Экология, наука о взаимоотношениях организма и окружающей среды, своим названием обязана греческому слову oikos, что означает «дом». Первое, что можно сказать об экологии богатых, – их дома очень большие. В Бленеме, например, 187 комнат да еще 33 помещения внутри моста через озеро. Богатые люди почти всегда жили в больших домах, но вначале они руководствовались в высшей степени естественным мотивом сохранения запасов еды.
Человеческое богатство не просто возникло из сельского хозяйства. До последнего времени оно подразумевало еще и наличие излишков еды.

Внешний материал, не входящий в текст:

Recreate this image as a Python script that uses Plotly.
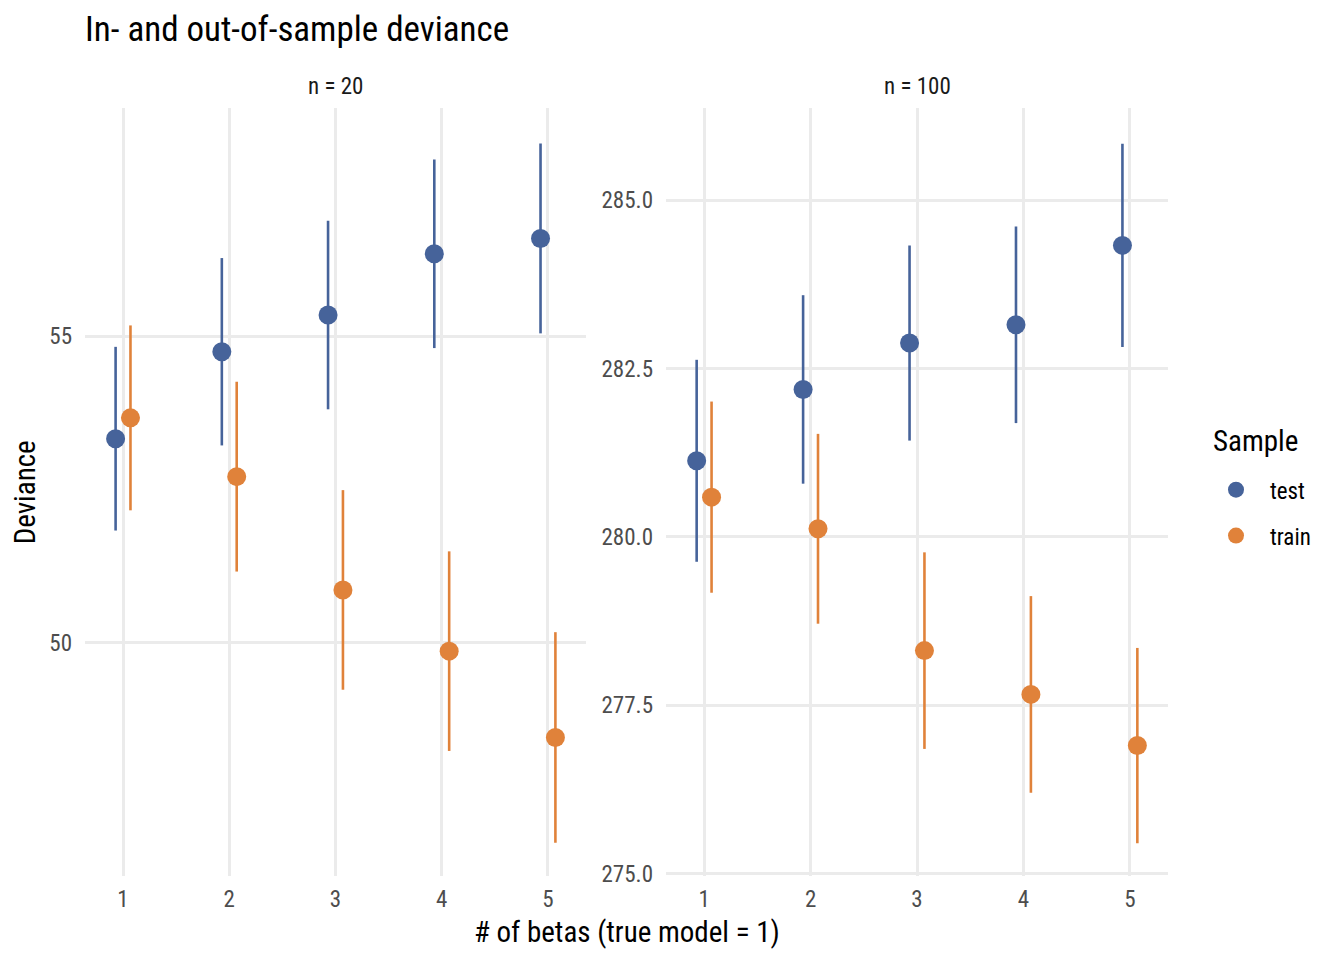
import plotly.graph_objects as go

betas = [1, 2, 3, 4, 5]
samples = ["test", "train"]

n20_test_mean = [53.33, 54.75, 55.35, 56.35, 56.60]
n20_test_err = [1.50, 1.53, 1.54, 1.54, 1.55]
n20_train_mean = [53.67, 52.71, 50.86, 49.86, 48.45]
n20_train_err = [1.51, 1.55, 1.63, 1.63, 1.72]

n100_test_mean = [281.13, 282.19, 282.88, 283.15, 284.33]
n100_test_err = [1.50, 1.40, 1.45, 1.46, 1.51]
n100_train_mean = [280.59, 280.12, 278.31, 277.66, 276.90]
n100_train_err = [1.42, 1.41, 1.46, 1.46, 1.45]

left_ticks = [50, 55]
right_ticks = [275.0, 277.5, 280.0, 282.5, 285.0]

colors = {"test": "#46639A", "train": "#E0823A"}
dodge = {"test": -0.07, "train": 0.07}
FONT = "Roboto Condensed, Liberation Sans Narrow, DejaVu Sans Condensed, Roboto, sans-serif"

W, H = 1344, 960


def px(x):
    return (x - 8) / W


def py(y):
    return 1 - ((y - 7) / 0.988) / H


fig = go.Figure()

panels = [
    ("x", "y", {"test": (n20_test_mean, n20_test_err), "train": (n20_train_mean, n20_train_err)}, True),
    ("x2", "y2", {"test": (n100_test_mean, n100_test_err), "train": (n100_train_mean, n100_train_err)}, False),
]
for xa, ya, data, show in panels:
    for s in samples:
        m, e = data[s]
        fig.add_trace(go.Scatter(
            x=[b + dodge[s] for b in betas], y=m,
            mode="markers", name=s, legendgroup=s, showlegend=show,
            marker=dict(color=colors[s], size=19),
            error_y=dict(type="data", array=e, visible=True, width=0,
                         thickness=2.6, color=colors[s]),
            xaxis=xa, yaxis=ya,
        ))

grid = "#EBEBEB"
axis_common = dict(showgrid=True, gridcolor=grid, gridwidth=2.6, zeroline=False,
                   showline=False, ticks="",
                   tickfont=dict(family=FONT, size=23, color="#4D4D4D"))

x0, x1 = px(85), px(586)
x2a, x2b = px(666), px(1168)
yb, yt = py(875), py(107)

fig.update_layout(
    width=W, height=H,
    margin=dict(l=0, r=0, t=0, b=0),
    paper_bgcolor="white", plot_bgcolor="white",
    font=dict(family=FONT, color="black"),
    showlegend=True,
    xaxis=dict(domain=[x0, x1], range=[0.642, 5.358], tickvals=betas,
               ticktext=[str(b) for b in betas], anchor="y", ticklabelstandoff=7, **axis_common),
    yaxis=dict(domain=[yb, yt], range=[46.18, 58.73], tickvals=left_ticks,
               ticktext=[str(t) for t in left_ticks], anchor="x", ticklabelstandoff=12, **axis_common),
    xaxis2=dict(domain=[x2a, x2b], range=[0.642, 5.358], tickvals=betas,
                ticktext=[str(b) for b in betas], anchor="y2", ticklabelstandoff=7, **axis_common),
    yaxis2=dict(domain=[yb, yt], range=[274.955, 286.37], tickvals=right_ticks,
                ticktext=[f"{t:.1f}" for t in right_ticks], anchor="x2", ticklabelstandoff=12, **axis_common),
    legend=dict(x=px(1202), y=py(467), xanchor="left", yanchor="top",
                font=dict(family=FONT, size=23, color="black"),
                itemsizing="trace", itemwidth=58, tracegroupgap=13, bgcolor="rgba(0,0,0,0)"),
    annotations=[
        dict(text="In- and out-of-sample deviance", x=px(83), y=py(28), xref="paper", yref="paper",
             xanchor="left", yanchor="middle", showarrow=False,
             font=dict(family=FONT, size=35, color="black")),
        dict(text="n = 20", x=(x0 + x1) / 2, y=py(85), xref="paper", yref="paper",
             xanchor="center", yanchor="middle", showarrow=False,
             font=dict(family=FONT, size=23, color="#1A1A1A")),
        dict(text="n = 100", x=(x2a + x2b) / 2, y=py(85), xref="paper", yref="paper",
             xanchor="center", yanchor="middle", showarrow=False,
             font=dict(family=FONT, size=23, color="#1A1A1A")),
        dict(text="# of betas (true model = 1)", x=px(627), y=py(930), xref="paper", yref="paper",
             xanchor="center", yanchor="middle", showarrow=False,
             font=dict(family=FONT, size=29, color="black")),
        dict(text="Deviance", x=px(25), y=py(491), xref="paper", yref="paper",
             xanchor="center", yanchor="middle", showarrow=False, textangle=-90,
             font=dict(family=FONT, size=29, color="black")),
        dict(text="Sample", x=px(1211), y=py(440), xref="paper", yref="paper",
             xanchor="left", yanchor="middle", showarrow=False,
             font=dict(family=FONT, size=29, color="black")),
    ],
)

fig.write_html("out.html")
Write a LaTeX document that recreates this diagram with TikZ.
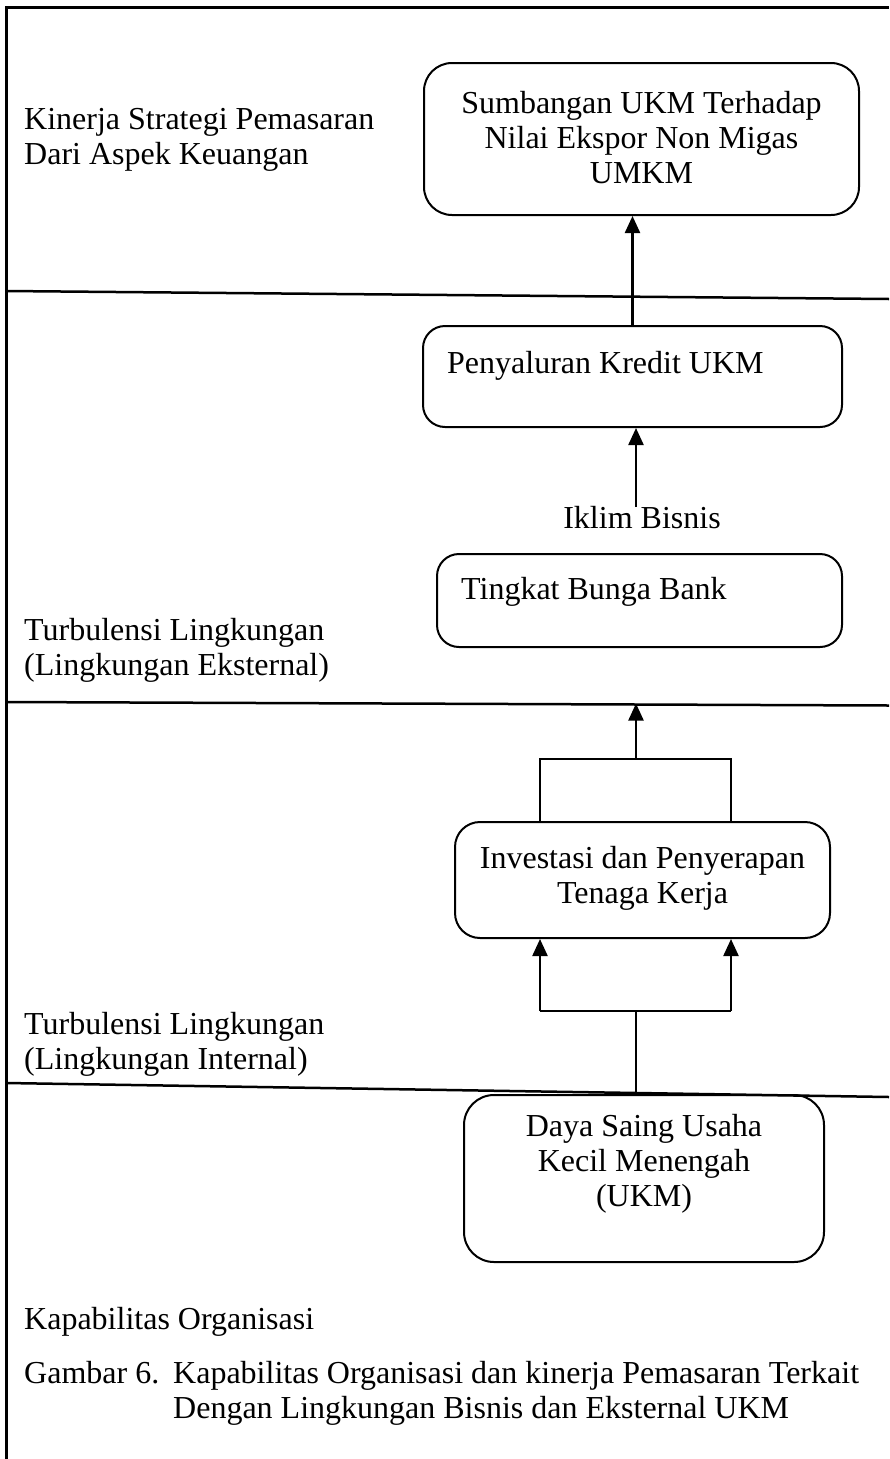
\documentclass[tikz,border=0pt]{standalone}
\usepackage{fontspec}
\setmainfont{Liberation Serif}
\usetikzlibrary{arrows.meta}
\begin{document}
\begin{tikzpicture}[x=1pt,y=-1pt,
  every node/.style={font=\fontsize{32}{35}\selectfont},
  box/.style={draw, line width=2pt, inner sep=0pt},
  txt/.style={inner sep=0pt, align=center},
  ltxt/.style={inner sep=0pt, anchor=base west, align=left},
  sep/.style={line width=2.5pt},
  conn/.style={line width=2.3pt, -{Triangle[length=17pt,width=15pt]}},
  plain/.style={line width=2pt}]
\useasboundingbox (0,0) rectangle (889,1459);

% outer frame (left and top edges)
\draw[line width=2.4pt] (6.5,1459) -- (6.5,7.5) -- (889,7.5);

% layer separators
\draw[sep] (6,291) -- (889,299);
\draw[sep] (6,702) -- (889,705.5);
\draw[sep] (6,1083) -- (889,1097);

% layer labels (base anchor sits on the last line)
\node[ltxt] (lkin) at (24,164) {Kinerja Strategi Pemasaran\\Dari Aspek Keuangan};
\node[ltxt] (lext) at (24,675) {Turbulensi Lingkungan\\(Lingkungan Eksternal)};
\node[ltxt] (lint) at (24,1069) {Turbulensi Lingkungan\\(Lingkungan Internal)};
\node[ltxt] (lkap) at (24,1329) {Kapabilitas Organisasi};
\node[ltxt] (gb) at (24,1383) {Gambar 6.};
\node[ltxt] (gbt) at (173,1418) {Kapabilitas Organisasi dan kinerja Pemasaran Terkait\\Dengan Lingkungan Bisnis dan Eksternal UKM};

% boxes
\node[box, rounded corners=28pt, minimum width=435pt, minimum height=152pt] (top) at (641.5,139) {};
\node[txt] (toptx) at (641.5,138) {Sumbangan UKM Terhadap\\Nilai Ekspor Non Migas\\UMKM};

\node[box, rounded corners=22pt, minimum width=419pt, minimum height=101pt] (pen) at (632.5,376.5) {};
\node[ltxt] (pentx) at (447,373) {Penyaluran Kredit UKM};

\node[txt] (iklim) at (642,518) {Iklim Bisnis};

\node[box, rounded corners=22pt, minimum width=405pt, minimum height=93pt] (tbb) at (639.5,600.5) {};
\node[ltxt] (tbbtx) at (461,599) {Tingkat Bunga Bank};

\node[box, rounded corners=25pt, minimum width=375pt, minimum height=116pt] (inv) at (642.5,880) {};
\node[txt] (invtx) at (642.5,878) {Investasi dan Penyerapan\\Tenaga Kerja};

\node[box, rounded corners=30pt, minimum width=360pt, minimum height=167pt] (dsu) at (644,1178.5) {};
\node[txt] (dsutx) at (644,1164) {Daya Saing Usaha\\Kecil Menengah\\(UKM)};

% connector points
\coordinate (l2m) at (636,703.5);
\coordinate (brk) at (636,759);
\coordinate (brl) at (540,759);
\coordinate (brr) at (731,759);
\coordinate (fork) at (636,1011);
\coordinate (fkl) at (540,1011);
\coordinate (fkr) at (731,1011);
\coordinate (ikt) at (636,507);

% connectors
\draw[conn] (pen.north) -- (pen.north |- top.south);
\draw[conn] (ikt) -- (ikt |- pen.south);
\draw[conn] (brk) -- (l2m);
\draw[plain] (brl |- inv.north) -- (brl) -- (brr) -- (brr |- inv.north);
\draw[line width=1.6pt] (dsu.north -| fork) -- (fork);
\draw[plain] (fkl) -- (fkr);
\draw[conn] (fkl) -- (fkl |- inv.south);
\draw[conn] (fkr) -- (fkr |- inv.south);
\end{tikzpicture}
\end{document}
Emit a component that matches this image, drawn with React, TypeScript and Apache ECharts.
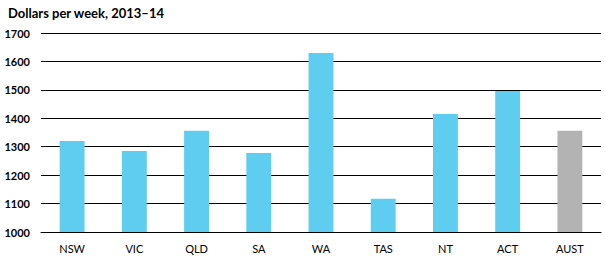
import React, { useEffect, useRef } from "react";
import * as echarts from "echarts";

const categories = ["NSW", "VIC", "QLD", "SA", "WA", "TAS", "NT", "ACT", "AUST"];
const values = [1320, 1285, 1356, 1278, 1630, 1117, 1415, 1496, 1356];
const yTicks = { min: 1000, max: 1700, interval: 100 };
const title = "Dollars per week, 2013–14";

export default function App() {
  const ref = useRef<HTMLDivElement>(null);
  useEffect(() => {
    if (!ref.current) return;
    document.body.style.margin = "0";
    const chart = echarts.init(ref.current, null, { renderer: "svg" });
    chart.setOption({
      animation: false,
      title: {
        text: title,
        left: 8,
        top: 6,
        padding: 0,
        textStyle: { fontFamily: "Lato", fontWeight: "bold", fontSize: 13, color: "#000" },
      },
      grid: { left: 41, right: 4, top: 33, bottom: 34 },
      xAxis: {
        type: "category",
        data: categories,
        axisLine: { show: true, lineStyle: { color: "#000", width: 1 } },
        axisTick: { show: false },
        axisLabel: { fontFamily: "Lato", fontSize: 11, color: "#000", margin: 11 },
      },
      yAxis: {
        type: "value",
        min: yTicks.min,
        max: yTicks.max,
        interval: yTicks.interval,
        axisLine: { show: false },
        axisTick: { show: false },
        axisLabel: {
          fontFamily: "Lato",
          fontWeight: "bold",
          fontSize: 11,
          color: "#000",
          margin: 11,
          formatter: (v: number) => String(v),
        },
        splitLine: { lineStyle: { color: "#000", width: 1 } },
      },
      series: [
        {
          type: "bar",
          data: values.map((v, i) => ({
            value: v,
            itemStyle: { color: categories[i] === "AUST" ? "#B3B3B3" : "#5FCDF0" },
          })),
          barWidth: "40%",
        },
      ],
    });
    return () => chart.dispose();
  }, []);
  return <div ref={ref} style={{ width: 605, height: 266 }} />;
}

Эта идея до сих пор находит отражение в языке. Мы называем деньги bread («хлеб») или dough («тесто»). Термин «плутократ» произошел от имени греческого бога Плутона, который якобы выталкивал зерно, это богатство древнего мира, из-под земли на поверхность.
Данные археологических раскопок свидетельствуют, что на Ближнем Востоке личные запасы еды делались уже 9500 лет назад. До этого в ранних сельских поселениях, вероятно, практиковалось общинное хранение любых излишков пищи. Первое частное хранилище еды представляло собой тайник в углу жилища, подобный желудям в дупле белки или лакомствам, которые шимпанзе прячет от стада. Тогда в архитектуре приживались всякие новшества: фундаменты, стены и двери, не говоря уже о комнатах с углами. Вместительные прямоугольные дома сменяли небольшие круглые хижины по мере того, как сельское хозяйство заставляло людей селиться плотнее.